Supplied material start

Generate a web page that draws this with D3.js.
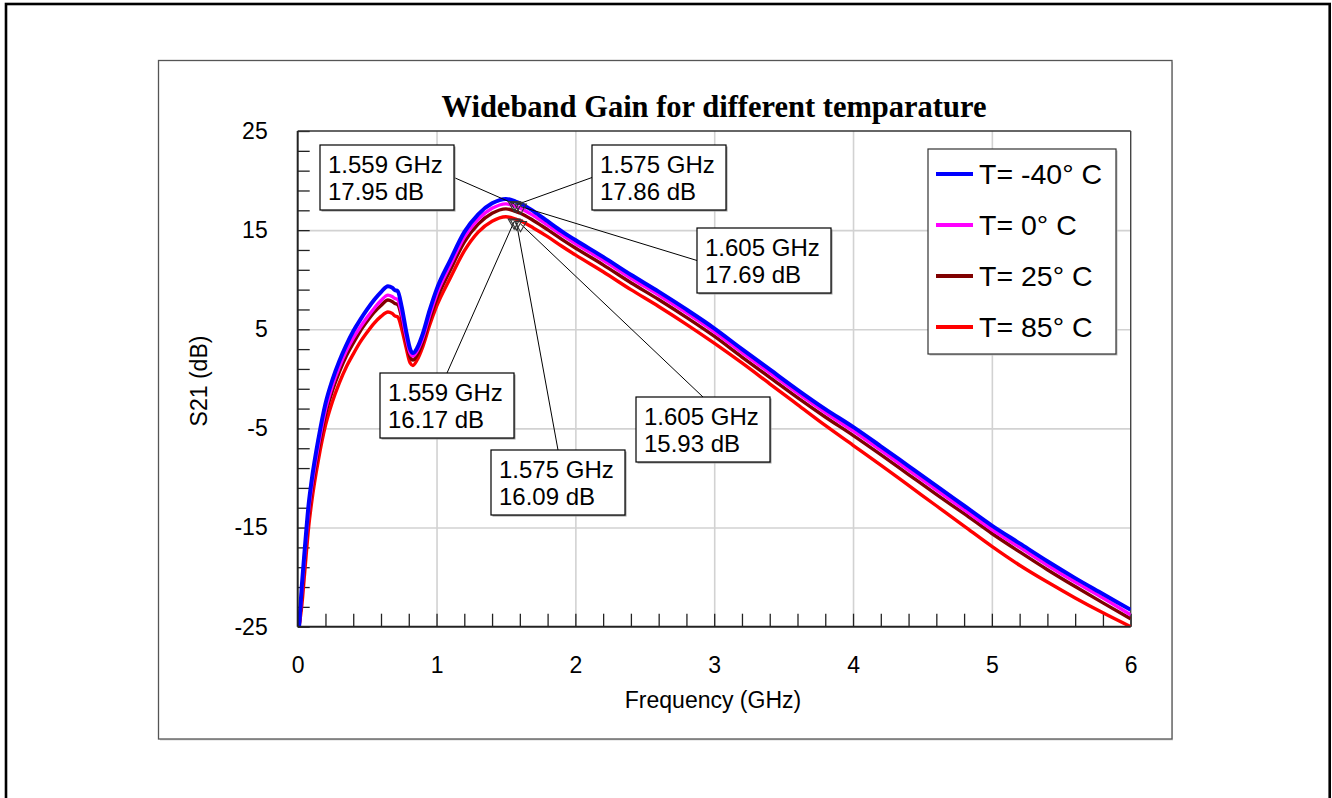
<!DOCTYPE html>
<html>
<head>
<meta charset="utf-8">
<script src="https://cdn.jsdelivr.net/npm/d3@7"></script>
<style>
  html, body { margin: 0; padding: 0; background: #fff; }
  svg text { font-family: "Liberation Sans", Arial, sans-serif; fill: #000; }
</style>
</head>
<body>
<svg id="chart" width="1332" height="798"></svg>
<script>
// Measured S21 sweep, 0–6 GHz, for four ambient temperatures
const frequencies = [0.01, 0.03, 0.05, 0.08, 0.1, 0.15, 0.2, 0.25, 0.3, 0.35, 0.4, 0.45, 0.5, 0.55, 0.6, 0.65, 0.68, 0.7, 0.72, 0.75, 0.78, 0.81, 0.83, 0.86, 0.9, 0.95, 1.0, 1.1, 1.2, 1.3, 1.4, 1.5, 1.559, 1.575, 1.605, 1.7, 1.8, 1.9, 2.0, 2.2, 2.4, 2.6, 2.8, 3.0, 3.2, 3.4, 3.6, 3.8, 4.0, 4.2, 4.4, 4.6, 4.8, 5.0, 5.2, 5.4, 5.6, 5.8, 6.0];

const gainMinus40 = [-25, -20.8, -17.3, -12.5, -10.3, -6.0, -2.5, -0.1, 1.8, 3.4, 4.8, 5.95, 7.0, 7.95, 8.75, 9.35, 9.2, 8.95, 8.85, 7.2, 4.9, 3.0, 2.6, 3.1, 4.5, 6.9, 9.0, 12.0, 14.8, 16.6, 17.7, 18.15, 17.95, 17.86, 17.69, 16.9, 15.9, 14.9, 14.0, 12.3, 10.5, 8.8, 7.0, 5.1, 3.0, 0.95, -1.1, -3.05, -4.85, -6.8, -8.8, -10.8, -12.8, -14.8, -16.6, -18.4, -20.1, -21.7, -23.3];

const gain0 = [-25, -21.3, -17.9, -13.1, -10.9, -6.6, -3.1, -0.7, 1.2, 2.8, 4.1, 5.2, 6.2, 7.1, 7.9, 8.45, 8.3, 8.1, 8.0, 6.5, 4.3, 2.6, 2.3, 2.8, 4.1, 6.4, 8.5, 11.5, 14.3, 16.1, 17.2, 17.65, 17.45, 17.36, 17.2, 16.45, 15.5, 14.55, 13.65, 11.95, 10.15, 8.45, 6.65, 4.75, 2.65, 0.6, -1.45, -3.4, -5.25, -7.2, -9.2, -11.2, -13.2, -15.2, -17.0, -18.8, -20.5, -22.1, -23.8];

const gain25 = [-25, -21.8, -18.4, -13.6, -11.4, -7.1, -3.6, -1.2, 0.7, 2.3, 3.6, 4.8, 5.8, 6.7, 7.4, 7.95, 7.8, 7.6, 7.5, 6.1, 3.9, 2.2, 1.9, 2.4, 3.7, 6.0, 8.0, 11.0, 13.8, 15.6, 16.7, 17.15, 16.95, 16.86, 16.7, 15.95, 15.05, 14.1, 13.2, 11.5, 9.7, 8.0, 6.2, 4.3, 2.2, 0.15, -1.9, -3.85, -5.7, -7.65, -9.65, -11.65, -13.6, -15.6, -17.45, -19.25, -20.95, -22.6, -24.2];

const gain85 = [-25, -22.8, -19.6, -14.8, -12.5, -8.1, -4.7, -2.3, -0.4, 1.2, 2.5, 3.7, 4.7, 5.6, 6.3, 6.75, 6.6, 6.35, 6.25, 5.0, 3.2, 1.6, 1.35, 1.9, 3.2, 5.4, 7.3, 10.2, 12.9, 14.8, 15.9, 16.35, 16.17, 16.09, 15.93, 15.2, 14.35, 13.4, 12.5, 10.8, 9.0, 7.3, 5.5, 3.6, 1.6, -0.5, -2.6, -4.7, -6.7, -8.7, -10.75, -12.8, -14.85, -16.9, -18.8, -20.5, -22.1, -23.6, -25];

const seriesNames = ["T= -40° C", "T= 0° C", "T= 25° C", "T= 85° C"];
const seriesValues = [gainMinus40, gain0, gain25, gain85];
const seriesColors = ["#0000ff", "#ff00ff", "#800000", "#ff0000"];

const xTickValues = [0, 1, 2, 3, 4, 5, 6];
const yTickValues = [-25, -15, -5, 5, 15, 25];
const yGridValues = [-15, -5, 5, 15];
const xGridValues = [1, 2, 3, 4, 5];

// Marker readouts: GPS L1 band edges on the coldest and hottest traces
const markerFrequencies = [1.559, 1.575, 1.605];
const markedSeries = [0, 3];

// Annotation box placement (left, top) and which side the leader leaves from
const boxLayout = [
  { series: 0, freq: 1.559, left: 320, top: 145, side: "right" },
  { series: 0, freq: 1.575, left: 592, top: 145, side: "left" },
  { series: 0, freq: 1.605, left: 697, top: 228, side: "left" },
  { series: 3, freq: 1.559, left: 380, top: 373, side: "top" },
  { series: 3, freq: 1.575, left: 491, top: 450, side: "top" },
  { series: 3, freq: 1.605, left: 636, top: 397, side: "top" }
];

const svg = d3.select("#chart");
const plot = { left: 297.7, top: 131, right: 1130.7, bottom: 626.7 };
const plainNumber = d => String(d);

// Outer page frame
svg.append("rect").attr("x", 6).attr("y", 4).attr("width", 1323.7).attr("height", 820)
  .attr("fill", "#fff").attr("stroke", "#000").attr("stroke-width", 2.6);

// Chart panel with a soft shadow
svg.append("rect").attr("x", 160).attr("y", 62).attr("width", 1013).attr("height", 678.5)
  .attr("fill", "#d8d8d8");
svg.append("rect").attr("x", 158.5).attr("y", 60.5).attr("width", 1013.5).attr("height", 678.5)
  .attr("fill", "#fff").attr("stroke", "#555").attr("stroke-width", 1.3);

const x = d3.scaleLinear().domain([0, 6]).range([plot.left, plot.right]);
const y = d3.scaleLinear().domain([-25, 25]).range([plot.bottom, plot.top]);
const pw = plot.right - plot.left, ph = plot.bottom - plot.top;

// Grid
const grid = svg.append("g");
grid.append("g").attr("transform", `translate(0,${plot.bottom})`)
  .call(d3.axisBottom(x).tickValues(xGridValues).tickSize(-ph).tickFormat(""))
  .call(g => g.select(".domain").remove())
  .call(g => g.selectAll("line").attr("stroke", "#d2d2d2").attr("stroke-width", 1.6));
grid.append("g").attr("transform", `translate(${plot.left},0)`)
  .call(d3.axisLeft(y).tickValues(yGridValues).tickSize(-pw).tickFormat(""))
  .call(g => g.select(".domain").remove())
  .call(g => g.selectAll("line").attr("stroke", "#d2d2d2").attr("stroke-width", 1.6));

// Minor ticks inside the plot
const minorX = d3.range(0, 31).map(i => i * 0.2);
const minorY = d3.range(0, 26).map(i => -25 + i * 2);
svg.append("g").attr("transform", `translate(0,${plot.bottom})`)
  .call(d3.axisBottom(x).tickValues(minorX).tickSize(-13).tickFormat(""))
  .call(g => g.select(".domain").remove())
  .call(g => g.selectAll("line").attr("stroke", "#222").attr("stroke-width", 1.3));
svg.append("g").attr("transform", `translate(${plot.left},0)`)
  .call(d3.axisLeft(y).tickValues(minorY).tickSize(-12).tickFormat(""))
  .call(g => g.select(".domain").remove())
  .call(g => g.selectAll("line").attr("stroke", "#222").attr("stroke-width", 1.3));

// Plot frame
svg.append("line").attr("x1", plot.left).attr("x2", plot.right).attr("y1", plot.top).attr("y2", plot.top)
  .attr("stroke", "#333").attr("stroke-width", 1.4);
svg.append("line").attr("x1", plot.right).attr("x2", plot.right).attr("y1", plot.top).attr("y2", plot.bottom)
  .attr("stroke", "#444").attr("stroke-width", 1.4);

// Traces
svg.append("clipPath").attr("id", "plotClip").append("rect")
  .attr("x", plot.left).attr("y", plot.top - 2).attr("width", pw).attr("height", ph + 2);

const line = d3.line().x(d => x(d[0])).y(d => y(d[1])).curve(d3.curveMonotoneX);
const traces = svg.append("g").attr("clip-path", "url(#plotClip)");
[3, 2, 1, 0].forEach(i => {
  traces.append("path")
    .datum(frequencies.map((f, k) => [f, seriesValues[i][k]]))
    .attr("d", line)
    .attr("fill", "none")
    .attr("stroke", seriesColors[i])
    .attr("stroke-width", i === 0 ? 4 : 3.4)
    .attr("stroke-linejoin", "round");
});

// Axes lines
svg.append("line").attr("x1", plot.left).attr("x2", plot.left).attr("y1", plot.top).attr("y2", plot.bottom)
  .attr("stroke", "#222").attr("stroke-width", 2);
svg.append("line").attr("x1", plot.left).attr("x2", plot.right).attr("y1", plot.bottom).attr("y2", plot.bottom)
  .attr("stroke", "#222").attr("stroke-width", 2);

// Tick labels
svg.append("g").attr("transform", `translate(0,${plot.bottom})`)
  .call(d3.axisBottom(x).tickValues(xTickValues).tickSize(0).tickPadding(30).tickFormat(plainNumber))
  .call(g => g.select(".domain").remove())
  .call(g => g.selectAll("text").attr("font-size", 23).attr("font-family", "Liberation Sans, Arial, sans-serif").attr("fill", "#000"));
svg.append("g").attr("transform", `translate(${plot.left},0)`)
  .call(d3.axisLeft(y).tickValues(yTickValues).tickSize(0).tickPadding(30).tickFormat(plainNumber))
  .call(g => g.select(".domain").remove())
  .call(g => g.selectAll("text").attr("font-size", 23).attr("font-family", "Liberation Sans, Arial, sans-serif").attr("fill", "#000"));

// Titles
svg.append("text").attr("x", 714).attr("y", 117).attr("text-anchor", "middle")
  .attr("font-size", 30.5).attr("font-weight", "bold")
  .style("font-family", "'Liberation Serif', 'Times New Roman', serif")
  .text("Wideband Gain for different temparature");
svg.append("text").attr("x", 713).attr("y", 708).attr("text-anchor", "middle")
  .attr("font-size", 23).text("Frequency (GHz)");
svg.append("text").attr("transform", "translate(207,381) rotate(-90)").attr("text-anchor", "middle")
  .attr("font-size", 23).text("S21 (dB)");

// Markers, leader lines and readout boxes
const valueAt = (s, f) => seriesValues[s][frequencies.indexOf(f)];
const notes = svg.append("g");
boxLayout.forEach(b => {
  const v = valueAt(b.series, b.freq);
  const px = x(b.freq), py = y(v);
  const bw = 134, bh = 65;
  let sx, sy;
  if (b.side === "right") { sx = b.left + bw; sy = b.top + bh / 2; }
  else if (b.side === "left") { sx = b.left; sy = b.top + bh / 2; }
  else { sx = b.left + bw / 2; sy = b.top; }
  notes.append("line").attr("x1", sx).attr("y1", sy).attr("x2", px).attr("y2", py + 3)
    .attr("stroke", "#000").attr("stroke-width", 1);
  notes.append("rect").attr("x", b.left + 1.5).attr("y", b.top + 1.5).attr("width", bw).attr("height", bh)
    .attr("fill", "#999");
  notes.append("rect").attr("x", b.left).attr("y", b.top).attr("width", bw).attr("height", bh)
    .attr("fill", "#fff").attr("stroke", "#000").attr("stroke-width", 1.2);
  notes.append("text").attr("x", b.left + 8).attr("y", b.top + 27.5).attr("font-size", 24)
    .text(`${b.freq.toFixed(3)} GHz`);
  notes.append("text").attr("x", b.left + 8).attr("y", b.top + 55).attr("font-size", 24)
    .text(`${v.toFixed(2)} dB`);
});

// Triangle markers on top of the traces
const tri = d3.symbol().type(d3.symbolTriangle).size(60);
markedSeries.forEach(s => {
  markerFrequencies.forEach(f => {
    const v = valueAt(s, f);
    notes.append("path").attr("d", tri)
      .attr("transform", `translate(${x(f)},${y(v) + 4}) rotate(180)`)
      .attr("fill", "none").attr("stroke", "#333").attr("stroke-width", 1.1);
  });
});

// Legend
const lg = svg.append("g");
lg.append("rect").attr("x", 929.5).attr("y", 150.5).attr("width", 188).attr("height", 205).attr("fill", "#bbb");
lg.append("rect").attr("x", 928).attr("y", 149).attr("width", 188).attr("height", 205)
  .attr("fill", "#fff").attr("stroke", "#333").attr("stroke-width", 1.2);
seriesNames.forEach((name, i) => {
  const rowY = 174 + i * 51;
  lg.append("line").attr("x1", 936).attr("x2", 973).attr("y1", rowY).attr("y2", rowY)
    .attr("stroke", seriesColors[i]).attr("stroke-width", 4);
  lg.append("text").attr("x", 979).attr("y", rowY + 9.5).attr("font-size", 28.5).text(name);
});
</script>
</body>
</html>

Supplied material end

- Written exercise
Repeat, exactly and in full, each line from the start of the data to the line that contains "5.6, 5.8, 6.0];". Pictures do not go in.

- Exercise solution
Generate a web page that draws this with D3.js.
<!DOCTYPE html>
<html>
<head>
<meta charset="utf-8">
<script src="https://cdn.jsdelivr.net/npm/d3@7"></script>
<style>
  html, body { margin: 0; padding: 0; background: #fff; }
  svg text { font-family: "Liberation Sans", Arial, sans-serif; fill: #000; }
</style>
</head>
<body>
<svg id="chart" width="1332" height="798"></svg>
<script>
// Measured S21 sweep, 0–6 GHz, for four ambient temperatures
const frequencies = [0.01, 0.03, 0.05, 0.08, 0.1, 0.15, 0.2, 0.25, 0.3, 0.35, 0.4, 0.45, 0.5, 0.55, 0.6, 0.65, 0.68, 0.7, 0.72, 0.75, 0.78, 0.81, 0.83, 0.86, 0.9, 0.95, 1.0, 1.1, 1.2, 1.3, 1.4, 1.5, 1.559, 1.575, 1.605, 1.7, 1.8, 1.9, 2.0, 2.2, 2.4, 2.6, 2.8, 3.0, 3.2, 3.4, 3.6, 3.8, 4.0, 4.2, 4.4, 4.6, 4.8, 5.0, 5.2, 5.4, 5.6, 5.8, 6.0];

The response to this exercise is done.